Six of the state of Kentucky's racetracks showed an unprecedented united front this week at a joint press conference focused on the precarious state of racing in the heartland of US horseracing and to appeal for the legalization of slot machines.
Kentucky's state government infamously – and unsuccessfully – tried to highjack international Internet gambling domain names last year in moves to protect its extensive land gambling industry interests.
The Racing Post reports that eleven of the 12 racing states nearest to Kentucky allow other gaming at their racetracks, resulting in bigger and more competitive purses and more generous breeders' prizes.
And apparently Kentucky, which describes itself as the horse capital of the world, is struggling to compete.
At the press conference this week, Nick Nicholson, Keeneland's chief executive, said: "We are in serious jeopardy and, if no action takes place and we lose our racing circuit and the prominence of our breeding industry, we do not want anyone to be surprised."
Churchill Downs chief executive Bob Evans pointed out that, normally, on a Wednesday, there would be racing but a shortage of runners had led to the scrapping of Wednesday fixtures. Evans warned: "If you think it is bad now, it is only going to get worse. As time goes on, slot subsidised purses are going to pull more horsemen out of Kentucky.
"We can't wait any longer," he added. "Even after legalization is passed it will take time to get slots operating; meanwhile the barn door has been left open and we are finding our horses in other states."
The Racing Post report goes on to detail the adverse impact which additional gambling at neighbouring state racetracks is having on Kentucky, with Kentucky racing execs underlining the dangers that this represents.
Bob Elliston, chief executive of Turfway Park, said: "In the ten years I have been at Turfway Park we have invested over $10 million and we've lost money every year.
"There was a time when, day in, day out, we had strong field sizes. That is no longer the case. At our spring meet we were unable to fill races on multiple occasions.
"The reason is the opportunities for horsemen to earn more money at Presque Isle Downs (a racino in Pennsylvania that opened in 2007) that, overnight, offered $30 million in purses, and at Indiana Downs and Hoosier Park.
"Thirteen of the top 15 trainers at Indiana Downs are based in Kentucky, but they are now racing outside Kentucky. Between now and September we will have to sit down with the horsemen and look at dramatic purse cuts and look at reduced days."
Joe Costa, chief executive of The Red Mile, a harness racing track, described a situation of "absolute devastation," and Corey Johnson, president of Kentucky Downs, an exclusively turf track, explained that they had been forced to reduce their live racing programme from six days to four.
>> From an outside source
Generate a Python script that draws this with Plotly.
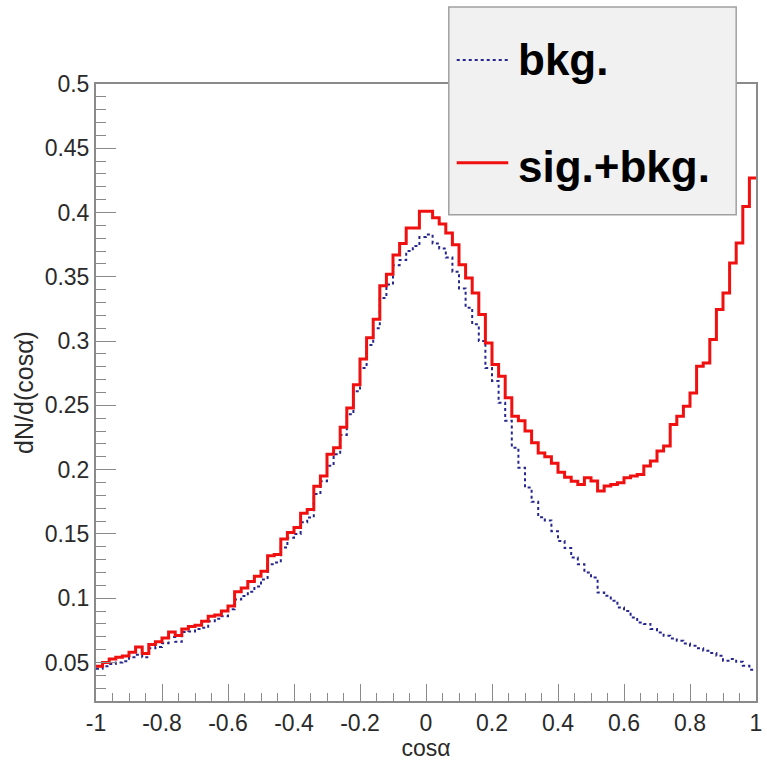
import numpy as np
import plotly.graph_objects as go

# ---- data: 100 bins of width 0.02 on [-1, 1] ----
bin_lo = -1.0
bin_width = 0.02

bkg = [
    0.045, 0.047, 0.0487, 0.050, 0.051, 0.054, 0.056, 0.054, 0.061, 0.062,
    0.065, 0.0697, 0.066, 0.0736, 0.074, 0.076, 0.077, 0.082, 0.084, 0.086,
    0.0914, 0.099, 0.1017, 0.105, 0.109, 0.1146, 0.1264, 0.1277, 0.1394, 0.147,
    0.150, 0.159, 0.1627, 0.181, 0.191, 0.203, 0.212, 0.227, 0.243, 0.261,
    0.279, 0.297, 0.310, 0.3335, 0.344, 0.359, 0.363, 0.370, 0.374, 0.381,
    0.383, 0.376, 0.372, 0.365, 0.354, 0.341, 0.326, 0.313, 0.300, 0.279,
    0.269, 0.252, 0.238, 0.217, 0.2015, 0.186, 0.175, 0.163, 0.1605, 0.152,
    0.1445, 0.139, 0.1316, 0.1264, 0.120, 0.116, 0.1044, 0.1018, 0.098, 0.0928,
    0.090, 0.085, 0.081, 0.080, 0.076, 0.0733, 0.0707, 0.0687, 0.0668, 0.0648,
    0.063, 0.061, 0.059, 0.0573, 0.0552, 0.0513, 0.0526, 0.0505, 0.0474, 0.0443,
]

sig_bkg = [
    0.047, 0.050, 0.0526, 0.054, 0.055, 0.058, 0.062, 0.057, 0.064, 0.066,
    0.069, 0.0736, 0.071, 0.076, 0.078, 0.079, 0.082, 0.086, 0.087, 0.090,
    0.094, 0.105, 0.108, 0.113, 0.117, 0.121, 0.133, 0.134, 0.146, 0.151,
    0.155, 0.166, 0.169, 0.187, 0.195, 0.212, 0.217, 0.233, 0.248, 0.266,
    0.286, 0.3025, 0.317, 0.343, 0.352, 0.367, 0.376, 0.388, 0.388, 0.401,
    0.401, 0.396, 0.391, 0.384, 0.375, 0.3594, 0.349, 0.3374, 0.3206, 0.2986,
    0.2817, 0.2727, 0.2559, 0.2416, 0.238, 0.230, 0.2209, 0.213, 0.210, 0.205,
    0.198, 0.194, 0.191, 0.1885, 0.1937, 0.1911, 0.1834, 0.1872, 0.1885, 0.1898,
    0.1937, 0.195, 0.1963, 0.2028, 0.2067, 0.2144, 0.2183, 0.2351, 0.2416, 0.2494,
    0.2597, 0.2804, 0.283, 0.3012, 0.3245, 0.3374, 0.3607, 0.3763, 0.4047, 0.4268,
]

x_tickvals = [-1, -0.8, -0.6, -0.4, -0.2, 0, 0.2, 0.4, 0.6, 0.8, 1]
x_ticktext = ["-1", "-0.8", "-0.6", "-0.4", "-0.2", "0", "0.2", "0.4", "0.6", "0.8", "1"]
y_tickvals = [0.05, 0.1, 0.15, 0.2, 0.25, 0.3, 0.35, 0.4, 0.45, 0.5]
y_ticktext = ["0.05", "0.1", "0.15", "0.2", "0.25", "0.3", "0.35", "0.4", "0.45", "0.5"]

legend_labels = ["bkg.", "sig.+bkg."]
x_title = "cosα"
y_title = "dN/d(cosα)"

# ---- step outlines from bin edges ----
n = len(bkg)
edges = [bin_lo + bin_width * i for i in range(n + 1)]


def step(vals):
    return edges, list(vals) + [vals[-1]]


FONT = "Liberation Sans, Arial, sans-serif"
AX = "#8a8a8a"
BLUE = "#26268f"
RED = "#f01010"
TXT = "#2a2a2a"

fig = go.Figure()
xb, yb = step(bkg)
fig.add_trace(go.Scatter(x=xb, y=yb, mode="lines", line=dict(shape="hv", color=BLUE, width=2, dash="dot"),
                         name=legend_labels[0], showlegend=False, hoverinfo="skip"))
xs, ys = step(sig_bkg)
fig.add_trace(go.Scatter(x=xs, y=ys, mode="lines", line=dict(shape="hv", color=RED, width=3),
                         name=legend_labels[1], showlegend=False, hoverinfo="skip"))

fig.update_layout(
    width=767, height=761,
    margin=dict(l=96, r=5, t=84, b=59),
    paper_bgcolor="white", plot_bgcolor="white",
    font=dict(family=FONT, color=TXT),
)
fig.update_xaxes(
    range=[-1, 1], showgrid=False, zeroline=False,
    showline=True, mirror=True, linecolor=AX, linewidth=2,
    ticks="inside", ticklen=17, tickwidth=1, tickcolor=AX,
    tickvals=x_tickvals, ticktext=x_ticktext,
    tickfont=dict(size=23, family=FONT, color=TXT),
    minor=dict(ticks="inside", dtick=0.05, tick0=-1, ticklen=8, tickcolor=AX, tickwidth=1, showgrid=False),
    title=dict(text=x_title, font=dict(size=23, family=FONT, color=TXT), standoff=4),
)
fig.update_yaxes(
    range=[0.02, 0.5], showgrid=False, zeroline=False,
    showline=True, mirror=True, linecolor=AX, linewidth=2,
    ticks="inside", ticklen=20, tickwidth=1, tickcolor=AX,
    tickvals=y_tickvals, ticktext=y_ticktext,
    tickfont=dict(size=23, family=FONT, color=TXT),
    minor=dict(ticks="inside", dtick=0.01, tick0=0, ticklen=10, tickcolor=AX, tickwidth=1, showgrid=False),
    title=dict(text=y_title, font=dict(size=25, family=FONT, color=TXT), standoff=4),
)

# ---- legend box (ROOT TLegend style) ----
def px_x(p):
    return (p - 96) / 666.0


def px_y(p):
    return (702 - p) / 618.0


fig.add_shape(type="rect", xref="paper", yref="paper",
              x0=px_x(452), x1=px_x(742), y0=px_y(215), y1=px_y(7),
              fillcolor="#f1f1f1", line=dict(color="#a0a0a0", width=1.5), layer="above")
fig.add_shape(type="line", xref="paper", yref="paper",
              x0=px_x(460), x1=px_x(512), y0=px_y(60), y1=px_y(60),
              line=dict(color=BLUE, width=2, dash="dot"), layer="above")
fig.add_shape(type="line", xref="paper", yref="paper",
              x0=px_x(460), x1=px_x(512), y0=px_y(163), y1=px_y(163),
              line=dict(color=RED, width=3), layer="above")
for lab, yy in zip(legend_labels, [59, 167]):
    fig.add_annotation(text="<b>%s</b>" % lab, xref="paper", yref="paper",
                       x=px_x(520), y=px_y(yy), xanchor="left", yanchor="middle",
                       showarrow=False, font=dict(size=44, family=FONT, color="black"))

fig.write_html("out.html")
Rick Hiles, speaking on behalf of owners and trainers, warned:"If we lose two or three of our tracks it will affect Churchill Downs enormously. Without year-round racing in Kentucky, horsemen will not stay here. I already know of big owners talking of relocating. Mares are already leaving for states with big breeding incentives."
The businessmen urged the state government to legalise the operation of slot machines at Kentucky's racetracks to boost revenues and enable the state to again become competitive in its horserace prizes and events.